# how to replace 72 GTO rear axle bearings and seals



## bosshogg (Apr 15, 2011)

Needed new axle seals and took the rear end cover off and removed pin for spider gears, but axles don't push in with c-clip on the end. That is how I have done other axles...these are different. I removed the brake hardware and took the 4 bolts out of the backing plate and used a slide hammer to pull the axle out. Do I need to have the bearing pressed off and a new one pressed on? What about the seal. It looks like I have to put that and the retainer plate back on the axle before the new bearing is pressed on. If that is the case how do I seat the seal back in the axle housing. 
Sorry for sounding dumb, but I want to do it right.
Thanks in advance,
JOHN


----------



## likethat (Oct 5, 2007)

It is bolted in and yes first seal then press bearing on.
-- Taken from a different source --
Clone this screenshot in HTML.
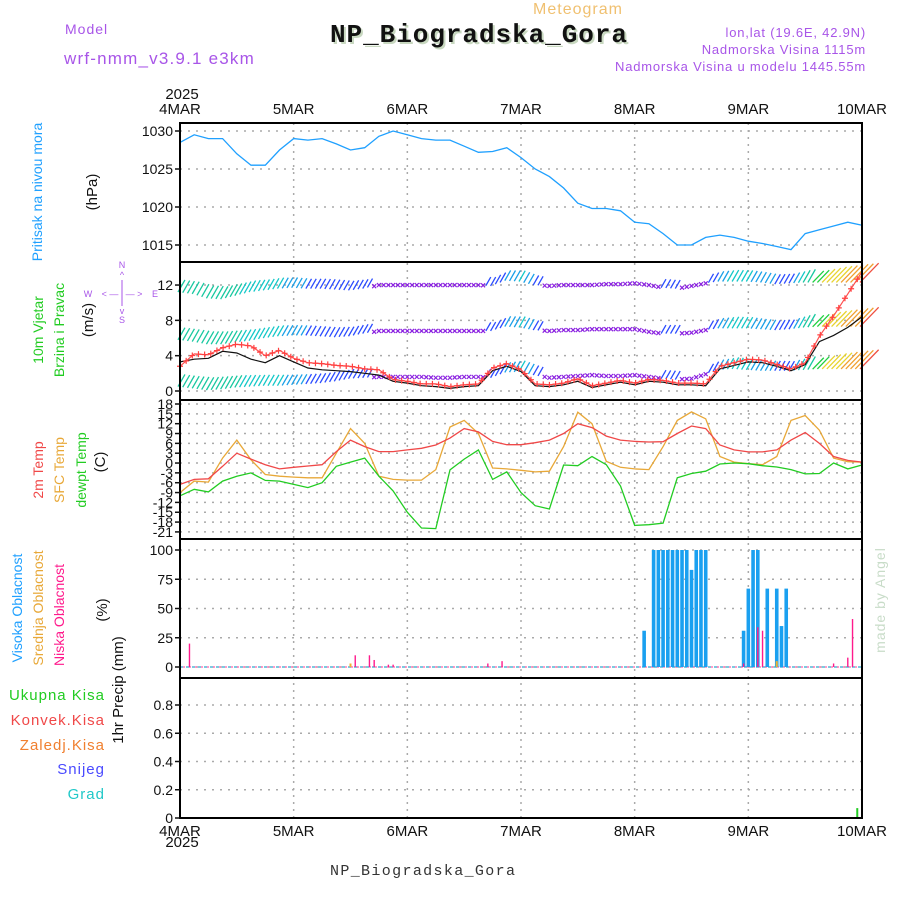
<!DOCTYPE html>
<html><head><meta charset="utf-8"><style>
html,body{margin:0;padding:0;background:#fff;}
svg{display:block;font-family:"Liberation Sans",sans-serif;}
</style></head><body>
<svg id="chart" width="900" height="900" viewBox="0 0 900 900" xmlns="http://www.w3.org/2000/svg">
<rect width="900" height="900" fill="#fff"/>
<text x="578" y="14" font-size="16" fill="#f0c070" text-anchor="middle" letter-spacing="1">Meteogram</text>
<text x="65" y="34" font-size="14" fill="#a855e8" letter-spacing="1">Model</text>
<text x="64" y="64" font-size="17" fill="#a855e8" letter-spacing="1.2">wrf-nmm_v3.9.1 e3km</text>
<text x="332" y="44" font-size="26" font-weight="bold" fill="#c8d8c0" font-family="Liberation Mono, monospace" textLength="297">NP_Biogradska_Gora</text>
<text x="330" y="42" font-size="26" font-weight="bold" fill="#111" font-family="Liberation Mono, monospace" textLength="297">NP_Biogradska_Gora</text>
<text x="866" y="37" font-size="13" fill="#a855e8" text-anchor="end" letter-spacing="0.8">lon,lat (19.6E, 42.9N)</text>
<text x="866" y="54" font-size="13" fill="#a855e8" text-anchor="end" letter-spacing="0.8">Nadmorska Visina 1115m</text>
<text x="866" y="71" font-size="13" fill="#a855e8" text-anchor="end" letter-spacing="0.8">Nadmorska Visina u modelu 1445.55m</text>

<g font-size="15" fill="#111">
<text x="182" y="99" text-anchor="middle">2025</text>
<text x="182" y="847" text-anchor="middle">2025</text>
</g>
<g id="xlabels"></g>

<!-- Left titles -->
<g font-size="14">
<text transform="translate(42,192) rotate(-90)" text-anchor="middle" fill="#1fa0ff">Pritisak na nivou mora</text>
<text transform="translate(97,192) rotate(-90)" text-anchor="middle" fill="#111" font-size="15">(hPa)</text>
<text transform="translate(43,330) rotate(-90)" text-anchor="middle" fill="#22cc22">10m Vjetar</text>
<text transform="translate(64,330) rotate(-90)" text-anchor="middle" fill="#22cc22">Brzina i Pravac</text>
<text transform="translate(93,320) rotate(-90)" text-anchor="middle" fill="#111" font-size="15">(m/s)</text>
<text transform="translate(43,470) rotate(-90)" text-anchor="middle" fill="#f04848">2m Temp</text>
<text transform="translate(64,470) rotate(-90)" text-anchor="middle" fill="#e8a838">SFC Temp</text>
<text transform="translate(86,470) rotate(-90)" text-anchor="middle" fill="#22cc22">dewpt Temp</text>
<text transform="translate(105,462) rotate(-90)" text-anchor="middle" fill="#111" font-size="15">(C)</text>
<text transform="translate(22,608) rotate(-90)" text-anchor="middle" fill="#1fa0ff">Visoka Oblacnost</text>
<text transform="translate(43,608) rotate(-90)" text-anchor="middle" fill="#e8a838">Srednja Oblacnost</text>
<text transform="translate(64,615) rotate(-90)" text-anchor="middle" fill="#ff1a8c">Niska Oblacnost</text>
<text transform="translate(107,610) rotate(-90)" text-anchor="middle" fill="#111" font-size="15">(%)</text>
<text transform="translate(123,690) rotate(-90)" text-anchor="middle" fill="#111" font-size="15">1hr Precip (mm)</text>
</g>
<g font-size="15" text-anchor="end" letter-spacing="1">
<text x="105" y="700" fill="#22cc22">Ukupna  Kisa</text>
<text x="105" y="725" fill="#f04848">Konvek.Kisa</text>
<text x="105" y="750" fill="#f08030">Zaledj.Kisa</text>
<text x="105" y="774" fill="#4a4aff">Snijeg</text>
<text x="105" y="799" fill="#20c8c8">Grad</text>
</g>
<!-- compass -->
<g fill="#a855e8" font-size="9">
<text x="122" y="268" text-anchor="middle">N</text>
<text x="122" y="278" text-anchor="middle">^</text>
<text x="122" y="323" text-anchor="middle">S</text>
<text x="122" y="314" text-anchor="middle">v</text>
<text x="88" y="297" text-anchor="middle">W</text>
<text x="155" y="297" text-anchor="middle">E</text>
<text x="122" y="297" text-anchor="middle">&lt; — | — &gt;</text>
<line x1="122" y1="280" x2="122" y2="306" stroke="#a855e8" stroke-width="1"/>
</g>
<text transform="translate(885,600) rotate(-90)" text-anchor="middle" fill="#c8dcc8" font-size="14" letter-spacing="1">made by Angel</text>
<text x="330" y="875" font-size="15" fill="#333" font-family="Liberation Mono, monospace" textLength="185">NP_Biogradska_Gora</text>

<g id="grid"></g>
<g id="marks"></g>
<g id="frames"></g>
<g id="yticks" font-size="14" fill="#111"></g>
</svg>
<script>
// ---- data (3-hourly, 49 steps from 4MAR 00 to 10MAR 00) ----
const dayLabels = ["4MAR","5MAR","6MAR","7MAR","8MAR","9MAR","10MAR"];
const pressure = [1028.5,1029.5,1029,1029,1027,1025.5,1025.5,1027.5,1029,1028.8,1029,1028.3,1027.5,1027.8,1029.3,1030,1029.5,1029,1028.8,1028.8,1028,1027.2,1027.3,1027.8,1026.5,1025,1024,1022.5,1020.5,1019.8,1019.8,1019.5,1018,1017.8,1016.5,1015,1015,1016,1016.3,1016,1015.5,1015.2,1014.8,1014.4,1016.5,1017,1017.5,1018,1017.6];
const windSpeed = [2.8,4.2,4.1,4.9,5.3,5.1,4.0,4.6,3.7,3.2,3.1,2.9,2.8,2.5,2.4,1.3,1.1,0.8,0.8,0.5,0.7,0.8,2.6,3.1,2.4,0.8,0.7,0.9,1.4,0.6,0.9,1.2,0.9,1.3,1.2,0.9,0.9,0.8,2.8,3.2,3.6,3.5,3.0,2.5,3.2,6.2,8.5,11,13.5];
const windGust = [3.3,3.6,3.7,4.5,4.3,3.6,3.2,4.0,3.3,2.6,2.4,2.3,2.2,2.0,1.8,1.1,0.9,0.6,0.5,0.3,0.5,0.6,2.3,2.8,2.2,0.6,0.5,0.7,1.1,0.4,0.7,1.0,0.7,1.1,1.0,0.7,0.7,0.6,2.5,2.9,3.3,3.2,2.8,2.3,3.0,5.6,6.3,7.2,8.4];
const barbRowTop = [11.2,11,10.5,10.4,10.8,11.2,11.4,11.6,11.7,11.6,11.6,11.5,11.4,11.6,12,12,12,12,12,12,12,12,11.9,12.5,12.4,12,11.9,12,12,12,12.1,12.1,12.2,12,11.7,11.6,11.9,12.2,12.4,12.4,12.4,12.3,12.1,12.2,12.3,12.3,12.3,12.3,12.3];
const barbRowMid = [5.8,5.6,5.3,5.3,5.5,5.7,6,6.2,6.3,6.3,6.2,6.1,6.2,6.5,6.8,6.8,6.8,6.8,6.8,6.8,6.8,6.8,6.8,7.3,7.2,6.9,6.8,6.9,6.9,7,7,7,7,6.7,6.5,6.5,6.6,6.9,7.1,7.1,7.1,7,6.9,7,7.2,7.3,7.3,7.3,7.3];
const barbRowLow = [0.5,0.3,0.1,0.2,0.4,0.5,0.6,0.6,0.7,0.8,0.9,1.1,1.4,1.5,1.6,1.6,1.6,1.6,1.5,1.5,1.6,1.6,1.5,2.1,2.2,1.8,1.5,1.6,1.7,1.8,1.7,1.7,1.8,1.6,1.4,1.3,1.4,1.9,2.4,2.5,2.4,2.3,2.3,2.3,2.4,2.5,2.5,2.5,2.5];
const barbStrength = [4,4,4.5,4.5,4,3.5,3,3,2.5,2.2,2.2,2.2,2,1.8,0.8,0.8,0.8,0.8,0.8,0.8,0.8,0.8,1.5,2.5,3,2,0.8,0.8,0.8,0.8,0.8,0.8,0.8,0.8,1.2,1.2,0.8,1,2.5,3.5,3.2,2.5,2.2,2,4,6,9,11,12.5];
const temp2m = [-6.5,-5,-4.8,-1,3,1.2,-0.5,-1.8,-1.3,-0.9,-0.5,3.5,7,5,3.5,3.5,4,4.5,5.5,7.6,10.5,9.5,6.6,5.6,5.6,6.2,7,9,12,10.8,8.2,7,6.6,6.4,6.5,9,11.3,10.5,5.5,4,3.4,3.4,4,7,9.3,6,2,0.8,0.3];
const tempSfc = [-9,-5.5,-5.8,1.5,7,1,-3.5,-4,-4.3,-4.5,-4.5,3,10.5,6,-4,-5,-5.2,-5.2,-2,11,13,9,-1.5,-1.8,-2.2,-2.7,-2.5,5,15.5,12,0.5,-1.3,-1.8,-2,5,13,15.6,13.5,2,0.3,-0.2,-0.5,2,13,14.5,10,1.5,0.4,0.3];
const tempDew = [-10,-8,-8.8,-5.5,-4,-3,-5.3,-5.5,-6.5,-7.5,-6,-1,0.3,1.5,-4,-8.5,-15,-19.8,-20,-2.1,1.2,4,-5,-2.7,-9,-13,-14,-0.6,-0.8,2,-0.5,-7,-19,-18.8,-18.3,-4.5,-3.2,-2.5,-0.3,0,-0.2,-0.8,-1.2,-2,-3.3,-3.2,0,-1.8,-0.6];
const highHours = [98,100,101,102,103,104,105,106,107,108,109,110,111,119,120,121,122,124,126,127,128];
const highVals  = [31,100,100,100,100,100,100,100,100,83,100,100,100,31,67,100,100,67,67,35,67];
const midHours = [36,126];
const midVals  = [3,5];
const lowHours = [2,37,40,41,44,45,65,68,119,122,123,138,141,142];
const lowVals  = [20,10,10,6,2,2,3,5,3,34,31,3,8,41];
const precipHours = [143];
const precipVals = [0.07];
const pressTicks = [1015,1020,1025,1030];
const windTicks = [0,4,8,12];
const tempTicks = [18,15,12,9,6,3,0,-3,-6,-9,-12,-15,-18,-21];
const cloudTicks = [0,25,50,75,100];
const precipTicks = [0,0.2,0.4,0.6,0.8];

// ---- axes ----
const X0=180, X1=862, HOURS=144;
const xh = h => X0 + h*(X1-X0)/HOURS;
const yP = v => 131 + (1030-v)*7.6;
const yW = v => 391 - v*8.83;
const yT = v => 404 + (18-v)*3.28;
const yC = v => 667 - v*1.17;
const yR = v => 818 - v*141.25;
const panels = [[123,262],[262,400],[400,539],[539,678],[678,818]];
const NS='http://www.w3.org/2000/svg';
function mk(tag, attrs, parent){const e=document.createElementNS(NS,tag);for(const k in attrs)e.setAttribute(k,attrs[k]);parent.appendChild(e);return e;}
const grid=document.getElementById('grid'), marks=document.getElementById('marks'), frames=document.getElementById('frames'), yt=document.getElementById('yticks'), xl=document.getElementById('xlabels');
function interp(arr,h){const i=h/3, a=Math.floor(i), b=Math.min(a+1,arr.length-1), f=i-a;return arr[a]*(1-f)+arr[b]*f;}

// day grid + labels
dayLabels.forEach((d,i)=>{
  const x=xh(i*24);
  if(i>0&&i<6){const g=mk('line',{x1:x,x2:x,y1:123,y2:818,stroke:'#aaa','stroke-dasharray':'2,5','stroke-width':1.5},grid);
    
    }
  const t1=mk('text',{x:x,y:114,'text-anchor':'middle','font-size':15,fill:'#111'},xl);t1.textContent=d;
  
  
  const t2=mk('text',{x:x,y:836,'text-anchor':'middle','font-size':15,fill:'#111'},xl);t2.textContent=d;
  
  
});
function yTicks(ticks,fy,fmt){ticks.forEach(v=>{const y=fy(v);
  const g=mk('line',{x1:X0,x2:X1,y1:y,y2:y,stroke:'#aaa','stroke-dasharray':'2,6','stroke-width':1.5},grid);
  
  
  mk('line',{x1:175,x2:X0,y1:y,y2:y,stroke:'#111','stroke-width':1.5},yt);
  const t=mk('text',{x:173,y:y+5,'text-anchor':'end'},yt);t.textContent=fmt?fmt(v):v;
  
  });}
yTicks(pressTicks,yP);yTicks(windTicks,yW);yTicks(tempTicks,yT);yTicks(cloudTicks,yC);yTicks(precipTicks,yR,v=>v===0?'0':v.toFixed(1));

function line(arr,fy,color,name,w){let d='';arr.forEach((v,i)=>{d+=(i?'L':'M')+xh(i*3).toFixed(1)+','+fy(v).toFixed(1);});
  const p=mk('path',{d:d,fill:'none',stroke:color,'stroke-width':w||1.3},marks);
  
  }
line(pressure,yP,'#1fa0ff','pressure-line');

// wind barbs
function barbColor(s){if(s<1.2)return'#8a20e0';if(s<2.3)return'#2b4cff';if(s<3)return'#1aa0e8';if(s<4)return'#14c8c8';if(s<5)return'#18c8a0';if(s<7)return'#20d040';if(s<10)return'#e8d430';if(s<12)return'#f0a030';return'#f05040';}
const bg=mk('g',{},marks);


[barbRowTop,barbRowMid,barbRowLow].forEach(row=>{
  for(let h=0;h<=HOURS;h++){const s=interp(barbStrength,h), b=interp(row,h), x=xh(h), y=yW(b), c=barbColor(s);
    if(s<1.2){mk('path',{d:`M${x-2},${y+2}L${x+2},${y-2}M${x-2},${y-2}L${x+2},${y+2}`,stroke:c,'stroke-width':1.2},bg);}
    else{const L=8+s*1.5, ang=s>5?0.8:1.05; const y2=Math.max(262,y-L*Math.sin(ang));
      mk('line',{x1:x-2,y1:y,x2:x-2+(y-y2)/Math.tan(ang),y2:y2,stroke:c,'stroke-width':1.3},bg);}
  }});
line(windGust,yW,'#111','wind-gust-line',1.2);
line(windSpeed,yW,'#ff5050','wind-speed-line',1.2);
const mg=mk('g',{stroke:'#ff4040','stroke-width':1.2},marks);


for(let h=0;h<=HOURS;h+=1.3){const x=xh(h),y=yW(interp(windSpeed,h));mk('path',{d:`M${x-3},${y}L${x+3},${y}M${x},${y-3}L${x},${y+3}`},mg);}

// temps
line(tempSfc,yT,'#e8a838','sfc-temp-line');
line(temp2m,yT,'#f04848','temp-2m-line');
line(tempDew,yT,'#22cc22','dewpoint-line');

// clouds
mk('line',{x1:X0,x2:X1,y1:667,y2:667,stroke:'#7ec8e0','stroke-width':2,'stroke-dasharray':'3,3'},marks);
mk('line',{x1:X0+3,x2:X1,y1:667,y2:667,stroke:'#ff7ab8','stroke-width':1.5,'stroke-dasharray':'2,4'},marks);
highHours.forEach((h,i)=>{const r=mk('rect',{x:xh(h)-1.8,y:yC(highVals[i]),width:3.6,height:667-yC(highVals[i]),fill:'#1aa0f0'},marks);
  
  });
midHours.forEach((h,i)=>{const r=mk('rect',{x:xh(h)-1,y:yC(midVals[i]),width:2,height:667-yC(midVals[i]),fill:'#f0b030'},marks);
  
  });
lowHours.forEach((h,i)=>{const r=mk('rect',{x:xh(h)-0.7,y:yC(lowVals[i]),width:1.4,height:667-yC(lowVals[i]),fill:'#ff1a8c'},marks);
  
  });
precipHours.forEach((h,i)=>{const r=mk('rect',{x:xh(h)-1,y:yR(precipVals[i]),width:2,height:818-yR(precipVals[i]),fill:'#22cc22'},marks);
  
  });

// frames
panels.forEach(p=>{const r=mk('rect',{x:X0,y:p[0],width:X1-X0,height:p[1]-p[0],fill:'none',stroke:'#000','stroke-width':2},frames);
  
  });
</script>
</body></html>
It is like the ford 9" set up. No c clips


----------



## bosshogg (Apr 15, 2011)

Thanks "likethat", I finished her up today with new bearings, new seals, new brakes, and new drums....should be good to go if it ever stops raining here in Indiana !!!
Thanks again,
JOHN


----------



## likethat (Oct 5, 2007)

Yea the barn roof has been pinging for weeks now across the state line. At least it as been decent temperature even if all the frogs are drowning.


----------